## Task goal
Retype word for word the first line of the listing and each line after it up to the line with "(0,0) rectangle (1220,580);", with the pictures taken out.

************

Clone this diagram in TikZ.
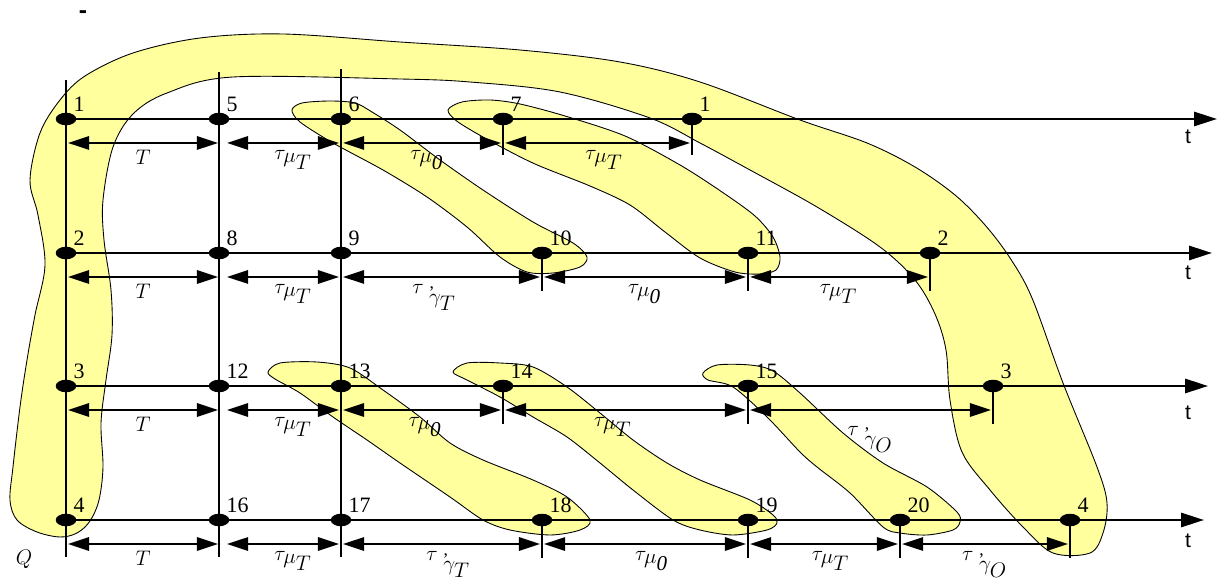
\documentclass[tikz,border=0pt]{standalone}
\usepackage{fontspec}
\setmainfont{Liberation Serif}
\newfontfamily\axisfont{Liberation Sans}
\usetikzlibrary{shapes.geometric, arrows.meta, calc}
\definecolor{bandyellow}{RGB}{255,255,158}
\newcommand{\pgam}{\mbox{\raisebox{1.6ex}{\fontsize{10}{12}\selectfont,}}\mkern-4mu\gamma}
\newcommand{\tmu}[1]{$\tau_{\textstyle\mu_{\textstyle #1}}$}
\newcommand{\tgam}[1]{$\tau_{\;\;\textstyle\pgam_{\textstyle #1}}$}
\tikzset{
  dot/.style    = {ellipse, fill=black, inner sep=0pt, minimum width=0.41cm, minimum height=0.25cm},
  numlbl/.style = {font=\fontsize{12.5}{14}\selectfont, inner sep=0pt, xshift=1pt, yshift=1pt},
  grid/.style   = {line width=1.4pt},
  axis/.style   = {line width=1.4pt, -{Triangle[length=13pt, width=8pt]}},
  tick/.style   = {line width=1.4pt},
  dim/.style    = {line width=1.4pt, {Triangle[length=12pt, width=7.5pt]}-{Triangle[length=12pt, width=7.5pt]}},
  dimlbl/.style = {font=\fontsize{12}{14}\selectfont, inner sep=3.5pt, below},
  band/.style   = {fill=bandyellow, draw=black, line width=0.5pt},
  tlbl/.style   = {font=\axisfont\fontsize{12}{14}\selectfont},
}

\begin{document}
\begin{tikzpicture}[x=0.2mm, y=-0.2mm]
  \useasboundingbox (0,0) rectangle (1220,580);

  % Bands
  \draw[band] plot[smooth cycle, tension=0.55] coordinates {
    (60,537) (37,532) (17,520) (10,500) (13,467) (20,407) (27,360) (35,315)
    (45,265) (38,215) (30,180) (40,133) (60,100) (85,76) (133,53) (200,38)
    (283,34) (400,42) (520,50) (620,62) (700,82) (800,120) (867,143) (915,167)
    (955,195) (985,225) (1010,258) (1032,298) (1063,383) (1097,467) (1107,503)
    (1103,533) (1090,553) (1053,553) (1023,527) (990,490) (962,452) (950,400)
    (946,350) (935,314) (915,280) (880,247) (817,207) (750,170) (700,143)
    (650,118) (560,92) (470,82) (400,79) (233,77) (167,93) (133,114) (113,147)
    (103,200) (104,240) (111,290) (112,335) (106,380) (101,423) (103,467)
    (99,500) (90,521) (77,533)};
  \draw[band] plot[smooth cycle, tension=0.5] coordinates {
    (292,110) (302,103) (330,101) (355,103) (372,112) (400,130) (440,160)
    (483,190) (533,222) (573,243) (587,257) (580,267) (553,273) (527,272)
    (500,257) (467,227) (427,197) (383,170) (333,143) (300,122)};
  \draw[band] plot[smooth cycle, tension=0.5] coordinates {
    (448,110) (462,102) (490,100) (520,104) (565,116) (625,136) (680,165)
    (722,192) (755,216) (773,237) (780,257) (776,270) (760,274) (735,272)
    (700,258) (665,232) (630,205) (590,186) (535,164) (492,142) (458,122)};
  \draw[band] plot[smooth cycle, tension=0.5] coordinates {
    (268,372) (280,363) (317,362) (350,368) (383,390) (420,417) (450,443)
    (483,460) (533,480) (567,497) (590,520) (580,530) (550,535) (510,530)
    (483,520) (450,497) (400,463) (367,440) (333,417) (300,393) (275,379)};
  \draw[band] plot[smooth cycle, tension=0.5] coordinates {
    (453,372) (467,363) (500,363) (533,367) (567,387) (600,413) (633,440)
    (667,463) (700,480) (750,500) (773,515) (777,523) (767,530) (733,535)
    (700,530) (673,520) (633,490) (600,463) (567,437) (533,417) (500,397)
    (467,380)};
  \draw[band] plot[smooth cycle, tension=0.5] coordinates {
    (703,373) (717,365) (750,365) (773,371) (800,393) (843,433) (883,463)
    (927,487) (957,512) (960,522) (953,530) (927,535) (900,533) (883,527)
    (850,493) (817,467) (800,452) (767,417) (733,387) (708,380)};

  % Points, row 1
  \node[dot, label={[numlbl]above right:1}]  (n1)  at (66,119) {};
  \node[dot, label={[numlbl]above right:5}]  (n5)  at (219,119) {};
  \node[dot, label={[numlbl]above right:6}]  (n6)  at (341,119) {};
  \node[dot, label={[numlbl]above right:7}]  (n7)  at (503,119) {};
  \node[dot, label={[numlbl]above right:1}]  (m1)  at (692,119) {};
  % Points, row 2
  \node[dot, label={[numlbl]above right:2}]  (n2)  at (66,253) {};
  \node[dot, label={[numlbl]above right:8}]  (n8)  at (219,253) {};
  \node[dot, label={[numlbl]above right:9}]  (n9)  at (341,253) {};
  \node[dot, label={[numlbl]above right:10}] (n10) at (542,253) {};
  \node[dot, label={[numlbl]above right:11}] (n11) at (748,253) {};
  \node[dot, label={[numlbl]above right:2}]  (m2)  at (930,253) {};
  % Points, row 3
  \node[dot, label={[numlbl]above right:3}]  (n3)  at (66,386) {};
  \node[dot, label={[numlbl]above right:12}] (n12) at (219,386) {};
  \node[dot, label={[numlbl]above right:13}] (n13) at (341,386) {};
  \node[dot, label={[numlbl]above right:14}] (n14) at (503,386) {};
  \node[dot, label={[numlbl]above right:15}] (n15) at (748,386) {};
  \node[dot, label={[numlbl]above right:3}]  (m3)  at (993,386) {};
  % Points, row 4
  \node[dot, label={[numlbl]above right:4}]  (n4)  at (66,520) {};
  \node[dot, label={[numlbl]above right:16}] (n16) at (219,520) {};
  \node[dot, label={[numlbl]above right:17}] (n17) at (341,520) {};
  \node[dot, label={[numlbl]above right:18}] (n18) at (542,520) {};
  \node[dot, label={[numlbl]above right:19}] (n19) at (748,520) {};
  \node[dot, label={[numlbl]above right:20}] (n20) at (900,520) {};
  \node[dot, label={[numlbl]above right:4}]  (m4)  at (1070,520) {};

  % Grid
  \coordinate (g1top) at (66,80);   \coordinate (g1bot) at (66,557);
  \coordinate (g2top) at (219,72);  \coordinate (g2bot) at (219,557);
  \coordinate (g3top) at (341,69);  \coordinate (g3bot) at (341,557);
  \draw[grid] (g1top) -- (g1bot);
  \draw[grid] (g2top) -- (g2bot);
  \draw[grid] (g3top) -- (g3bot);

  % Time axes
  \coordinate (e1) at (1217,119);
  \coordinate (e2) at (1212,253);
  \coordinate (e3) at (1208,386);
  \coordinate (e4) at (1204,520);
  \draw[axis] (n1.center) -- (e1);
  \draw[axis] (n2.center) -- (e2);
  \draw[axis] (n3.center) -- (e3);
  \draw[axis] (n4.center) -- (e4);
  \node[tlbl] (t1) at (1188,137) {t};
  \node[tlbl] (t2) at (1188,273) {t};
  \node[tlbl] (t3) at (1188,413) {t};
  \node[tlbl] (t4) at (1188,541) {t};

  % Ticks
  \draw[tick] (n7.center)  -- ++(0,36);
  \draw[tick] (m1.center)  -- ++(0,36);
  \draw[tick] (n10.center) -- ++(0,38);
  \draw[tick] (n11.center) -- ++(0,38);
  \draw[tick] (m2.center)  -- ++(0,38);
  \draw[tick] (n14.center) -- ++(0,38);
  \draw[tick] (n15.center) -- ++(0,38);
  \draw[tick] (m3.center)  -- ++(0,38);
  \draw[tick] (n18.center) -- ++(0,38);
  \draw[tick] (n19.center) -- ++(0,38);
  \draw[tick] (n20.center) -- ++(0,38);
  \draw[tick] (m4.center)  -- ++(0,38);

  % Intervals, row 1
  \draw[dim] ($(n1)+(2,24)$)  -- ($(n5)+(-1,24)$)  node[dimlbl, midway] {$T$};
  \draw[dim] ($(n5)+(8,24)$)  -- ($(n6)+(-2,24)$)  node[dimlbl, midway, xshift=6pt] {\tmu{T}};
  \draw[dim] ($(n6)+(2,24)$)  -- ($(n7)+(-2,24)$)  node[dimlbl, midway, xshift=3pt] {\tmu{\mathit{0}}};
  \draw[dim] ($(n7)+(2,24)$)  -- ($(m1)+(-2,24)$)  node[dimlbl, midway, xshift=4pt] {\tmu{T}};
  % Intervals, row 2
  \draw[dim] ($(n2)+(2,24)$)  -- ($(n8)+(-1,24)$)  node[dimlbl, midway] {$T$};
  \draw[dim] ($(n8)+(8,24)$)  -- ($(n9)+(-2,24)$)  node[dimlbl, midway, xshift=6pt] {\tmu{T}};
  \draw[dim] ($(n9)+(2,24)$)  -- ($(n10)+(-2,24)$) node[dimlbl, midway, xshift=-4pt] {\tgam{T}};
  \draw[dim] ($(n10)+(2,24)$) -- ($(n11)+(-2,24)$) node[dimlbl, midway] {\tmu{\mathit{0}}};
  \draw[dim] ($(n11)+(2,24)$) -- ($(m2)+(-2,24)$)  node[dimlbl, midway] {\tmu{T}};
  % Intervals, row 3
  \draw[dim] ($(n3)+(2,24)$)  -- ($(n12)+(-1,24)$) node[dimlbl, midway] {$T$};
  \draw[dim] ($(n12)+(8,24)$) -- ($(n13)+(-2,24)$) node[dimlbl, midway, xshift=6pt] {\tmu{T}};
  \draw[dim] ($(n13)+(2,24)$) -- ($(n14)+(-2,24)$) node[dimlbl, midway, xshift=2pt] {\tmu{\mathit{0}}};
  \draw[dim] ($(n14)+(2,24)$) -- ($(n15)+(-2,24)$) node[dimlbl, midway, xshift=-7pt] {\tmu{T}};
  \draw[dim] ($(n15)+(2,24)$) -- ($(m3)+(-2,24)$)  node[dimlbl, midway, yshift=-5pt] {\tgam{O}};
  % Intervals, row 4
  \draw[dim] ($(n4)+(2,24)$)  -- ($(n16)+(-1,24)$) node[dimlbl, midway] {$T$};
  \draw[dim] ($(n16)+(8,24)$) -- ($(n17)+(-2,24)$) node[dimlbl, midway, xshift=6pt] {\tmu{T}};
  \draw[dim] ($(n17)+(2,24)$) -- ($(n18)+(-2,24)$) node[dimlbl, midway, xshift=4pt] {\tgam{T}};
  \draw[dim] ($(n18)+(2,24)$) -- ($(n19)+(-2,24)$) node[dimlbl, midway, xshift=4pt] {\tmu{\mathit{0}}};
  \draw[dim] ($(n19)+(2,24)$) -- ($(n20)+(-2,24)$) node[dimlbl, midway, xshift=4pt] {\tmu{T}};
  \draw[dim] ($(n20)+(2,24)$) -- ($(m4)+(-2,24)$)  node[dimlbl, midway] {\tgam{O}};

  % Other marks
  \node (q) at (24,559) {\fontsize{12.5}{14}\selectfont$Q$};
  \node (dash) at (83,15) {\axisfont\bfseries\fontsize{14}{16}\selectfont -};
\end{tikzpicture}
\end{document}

************

## Response to this task
Clone this diagram in TikZ.
\documentclass[tikz,border=0pt]{standalone}
\usepackage{fontspec}
\setmainfont{Liberation Serif}
\newfontfamily\axisfont{Liberation Sans}
\usetikzlibrary{shapes.geometric, arrows.meta, calc}
\definecolor{bandyellow}{RGB}{255,255,158}
\newcommand{\pgam}{\mbox{\raisebox{1.6ex}{\fontsize{10}{12}\selectfont,}}\mkern-4mu\gamma}
\newcommand{\tmu}[1]{$\tau_{\textstyle\mu_{\textstyle #1}}$}
\newcommand{\tgam}[1]{$\tau_{\;\;\textstyle\pgam_{\textstyle #1}}$}
\tikzset{
  dot/.style    = {ellipse, fill=black, inner sep=0pt, minimum width=0.41cm, minimum height=0.25cm},
  numlbl/.style = {font=\fontsize{12.5}{14}\selectfont, inner sep=0pt, xshift=1pt, yshift=1pt},
  grid/.style   = {line width=1.4pt},
  axis/.style   = {line width=1.4pt, -{Triangle[length=13pt, width=8pt]}},
  tick/.style   = {line width=1.4pt},
  dim/.style    = {line width=1.4pt, {Triangle[length=12pt, width=7.5pt]}-{Triangle[length=12pt, width=7.5pt]}},
  dimlbl/.style = {font=\fontsize{12}{14}\selectfont, inner sep=3.5pt, below},
  band/.style   = {fill=bandyellow, draw=black, line width=0.5pt},
  tlbl/.style   = {font=\axisfont\fontsize{12}{14}\selectfont},
}

\begin{document}
\begin{tikzpicture}[x=0.2mm, y=-0.2mm]
  \useasboundingbox (0,0) rectangle (1220,580);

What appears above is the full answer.